[tech] Tech/Wheel Meeting 2021-11-14 14:00 - One week reminder

root root at ucc.gu.uwa.edu.au
Sun Nov 7 14:00:00 AWST 2021


Tech/Wheel Meeting Agenda - Sunday 2021-11-14 14:00
===================================================
- VENUE: UCC Clubroom
- [BOB] was 'ere
  - and online at https://meetings.ucc.asn.au/b/tech

*Meeting opened hh:mm*

## Attendance
- Present
- Apologies
- Absent

## Next meeting
- Schedule next meeting
  - *day 202Y-MM-ddTHH:mm
- ACTION: [???] shall be this meeting's secretary! This entails:
  - Copying the following checklist into a new issue under [[https://gitlab.ucc.asn.au/UCC/tech-todo-list/-/issues]], and assigning it to yourself.
    This is to keep track of any async secretarial duties detailed ahead.
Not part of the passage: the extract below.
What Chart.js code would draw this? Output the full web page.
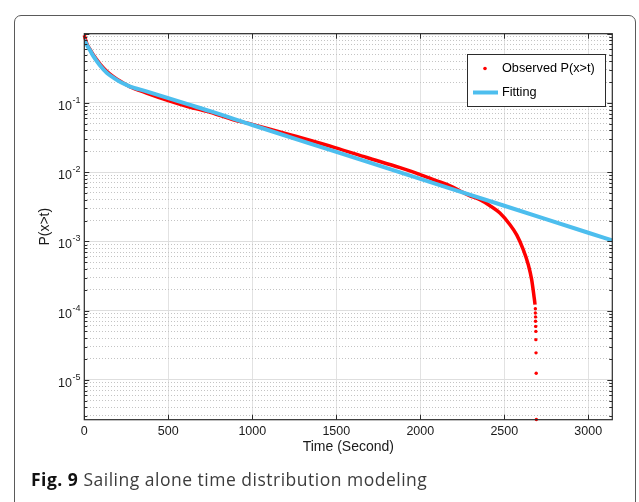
<!DOCTYPE html>
<html>
<head>
<meta charset="utf-8">
<script src="https://cdn.jsdelivr.net/npm/chart.js@4/dist/chart.umd.min.js"></script>
<style>
  body { margin: 0; background: #fff; }
  #wrap { position: relative; width: 639px; height: 502px; overflow: hidden; }
  #frame { position: absolute; left: 14px; top: 15px; width: 622px; height: 540px;
           border: 1px solid #5a5a5a; border-radius: 7px; box-sizing: border-box; }
  #chart { position: absolute; left: 0; top: 0; }
  #caption { position: absolute; left: 31px; top: 467px; font-family: "Open Sans", sans-serif;
             font-size: 17.5px; letter-spacing: 0.5px; color: #3c3c3c; white-space: nowrap; }
  #caption b { color: #111; }
</style>
</head>
<body>
<div id="wrap">
  <div id="frame"></div>
  <canvas id="chart" width="639" height="502"></canvas>
  <div id="caption"><b>Fig. 9</b> Sailing alone time distribution modeling</div>
</div>
<script>
// observed survival function
const obsTime = [0, 15, 35, 55, 75, 95, 135, 175, 215, 270, 370, 500, 620, 750, 887, 1000,
  1284, 1492, 1681, 1879, 1996, 2090, 2177, 2240, 2296, 2355, 2415, 2474, 2534, 2574, 2613, 2643, 2663, 2677, 2683,
  2685, 2685, 2686, 2686, 2687, 2688, 2688, 2689, 2690, 2691];
const obsValue = [0.95, 0.72, 0.59, 0.49, 0.42, 0.36, 0.285, 0.238, 0.205, 0.172, 0.139, 0.108, 0.088, 0.073, 0.057, 0.049,
  0.0316, 0.0226, 0.01625, 0.0116, 0.0093, 0.0076, 0.00634, 0.0053, 0.00455, 0.0040, 0.00327, 0.00256, 0.00174, 0.00124, 0.00076, 0.00046, 0.00028, 0.00016, 0.000122,
  1.06e-4, 9.2e-5, 8.1e-5, 7.0e-5, 5.9e-5, 5.0e-5, 3.8e-5, 2.45e-5, 1.24e-5, 2.67e-6];

// fitted curve
const fitTime = [0, 15, 35, 55, 75, 95, 135, 175, 215, 270, 370, 500, 620, 750, 1000, 1500, 2000, 2500, 3000, 3143];
const fitValue = [0.82, 0.69, 0.57, 0.47, 0.40, 0.345, 0.27, 0.23, 0.20, 0.174, 0.147, 0.117, 0.095, 0.076, 0.048, 0.0196, 0.0080, 0.00327, 0.00133, 0.00103];

const xTicks = [0, 500, 1000, 1500, 2000, 2500, 3000];
const yDecades = [-1, -2, -3, -4, -5];
const seriesLabels = ['Observed P(x>t)', 'Fitting'];

const X_MAX = 3143, Y_MIN = 2.65e-6, Y_MAX = 1;
const RED = '#ff0000', BLUE = '#4dbeee';
const FONT = '"Liberation Sans", Arial, sans-serif';
const DOT_FROM = 2684;

function isDecade(v){
  const l = Math.log10(v);
  return Math.abs(l - Math.round(l)) < 1e-6;
}

// log ticks: every k*10^d inside the range
function logTicks(){
  const out = [];
  for(let d = -6; d <= 0; d++){
    for(let k = 1; k <= 9; k++){
      const v = k * Math.pow(10, d);
      if(v >= Y_MIN && v <= Y_MAX * 1.0000001) out.push({value: v});
    }
  }
  return out;
}

const frame = {
  id: 'frame',
  afterDatasetsDraw(chart){
    const ctx = chart.ctx, a = chart.chartArea;
    const xs = chart.scales.x, ys = chart.scales.y;
    ctx.save();
    ctx.strokeStyle = '#2b2b2b';
    ctx.lineWidth = 1;
    // inward ticks
    ctx.beginPath();
    xTicks.forEach(function(t){
      const px = Math.round(xs.getPixelForValue(t)) + 0.5;
      ctx.moveTo(px, a.bottom); ctx.lineTo(px, a.bottom - 5);
      ctx.moveTo(px, a.top); ctx.lineTo(px, a.top + 5);
    });
    ys.ticks.forEach(function(t){
      const py = Math.round(ys.getPixelForValue(t.value)) + 0.5;
      const len = isDecade(t.value) ? 5 : 3;
      ctx.moveTo(a.left, py); ctx.lineTo(a.left + len, py);
      ctx.moveTo(a.right, py); ctx.lineTo(a.right - len, py);
    });
    ctx.stroke();
    ctx.lineWidth = 1.2;
    ctx.strokeRect(a.left, a.top, a.right - a.left, a.bottom - a.top);

    // y labels 10^-n
    ctx.fillStyle = '#1a1a1a';
    yDecades.forEach(function(d){
      const py = ys.getPixelForValue(Math.pow(10, d));
      ctx.font = '12.5px ' + FONT;
      ctx.textAlign = 'right';
      ctx.textBaseline = 'middle';
      ctx.fillText('10', 72, py + 3.5);
      ctx.font = '9px ' + FONT;
      ctx.textAlign = 'left';
      ctx.fillText('-' + Math.abs(d), 72.5, py - 2.5);
    });

    // legend
    const lx = 467.5, ly = 54.5, lw = 138, lh = 52;
    ctx.fillStyle = '#fff';
    ctx.fillRect(lx, ly, lw, lh);
    ctx.strokeStyle = '#2b2b2b';
    ctx.lineWidth = 1;
    ctx.strokeRect(lx, ly, lw, lh);
    ctx.fillStyle = RED;
    ctx.beginPath();
    ctx.arc(485, 68.5, 1.8, 0, Math.PI * 2);
    ctx.fill();
    ctx.strokeStyle = BLUE;
    ctx.lineWidth = 4;
    ctx.beginPath();
    ctx.moveTo(473, 92.5); ctx.lineTo(498, 92.5);
    ctx.stroke();
    ctx.fillStyle = '#000';
    ctx.font = '12.7px ' + FONT;
    ctx.textAlign = 'left';
    ctx.textBaseline = 'middle';
    ctx.fillText(seriesLabels[0], 502, 68.5);
    ctx.fillText(seriesLabels[1], 502, 92);
    ctx.restore();
  }
};

new Chart(document.getElementById('chart'), {
  type: 'line',
  plugins: [frame],
  data: {
    datasets: [{
      label: seriesLabels[0],
      data: obsTime.map((t, i) => ({x: t, y: obsValue[i]})),
      borderColor: RED,
      backgroundColor: RED,
      borderWidth: 3.5,
      pointRadius: c => (c.raw && c.raw.x >= DOT_FROM) ? 1.7 : 0,
      pointBorderWidth: 0,
      cubicInterpolationMode: 'monotone',
      segment: {
        borderColor: c => c.p1.parsed.x >= DOT_FROM ? 'rgba(0,0,0,0)' : undefined
      },
      clip: false,
      order: 2
    },{
      label: seriesLabels[1],
      data: fitTime.map((t, i) => ({x: t, y: fitValue[i]})),
      borderColor: BLUE,
      backgroundColor: BLUE,
      borderWidth: 4,
      pointRadius: 0,
      cubicInterpolationMode: 'monotone',
      order: 1
    }]
  },
  options: {
    responsive: false,
    animation: false,
    events: [],
    layout: { padding: { left: 32.6, top: 33.7, right: 26.7, bottom: 42.6 } },
    plugins: { legend: { display: false }, tooltip: { enabled: false } },
    scales: {
      x: {
        type: 'linear',
        min: 0,
        max: X_MAX,
        afterBuildTicks: s => { s.ticks = xTicks.map(v => ({value: v})); },
        afterFit: s => { s.height = 39.7; },
        ticks: {
          autoSkip: false,
          maxRotation: 0,
          padding: 4,
          color: '#1a1a1a',
          font: { family: FONT, size: 12.5 },
          callback: v => String(v)
        },
        grid: { color: '#e2e2e2', lineWidth: 1, drawTicks: false },
        border: { display: false },
        title: { display: true, text: 'Time (Second)', color: '#1a1a1a', font: { family: FONT, size: 14 }, padding: 4 }
      },
      y: {
        type: 'logarithmic',
        min: Y_MIN,
        max: Y_MAX,
        afterBuildTicks: s => { s.ticks = logTicks(); },
        afterFit: s => { s.width = 51.7; },
        ticks: { display: false },
        grid: {
          drawTicks: false,
          lineWidth: 1,
          color: c => (c.tick && isDecade(c.tick.value)) ? '#dedede' : '#c4c4c4'
        },
        border: {
          display: false,
          dash: c => (c.tick && !isDecade(c.tick.value)) ? [1, 2] : []
        },
        title: { display: true, text: 'P(x>t)', color: '#1a1a1a', font: { family: FONT, size: 14 }, padding: 4 }
      }
    }
  }
});
</script>
</body>
</html>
See our new Action Items section below.
  - [ ] Set and verify reminders of next meeting: `motsugo# crontab -e`
  - [ ] Promptly update agenda.next with the TIME/DATE/VENUE
  - [ ] Perform initial curation of agenda.next, and move any longstanding action items out of it and into GitLab (see Action Items section below).
  - [ ] Check at T-7days that the notice really went out, fix for T-4days if needed
- [ ] Everyone, before next meeting: Curate agenda.next, and move any items you think should be tracked as GitLab issues into GitLab issues, as above.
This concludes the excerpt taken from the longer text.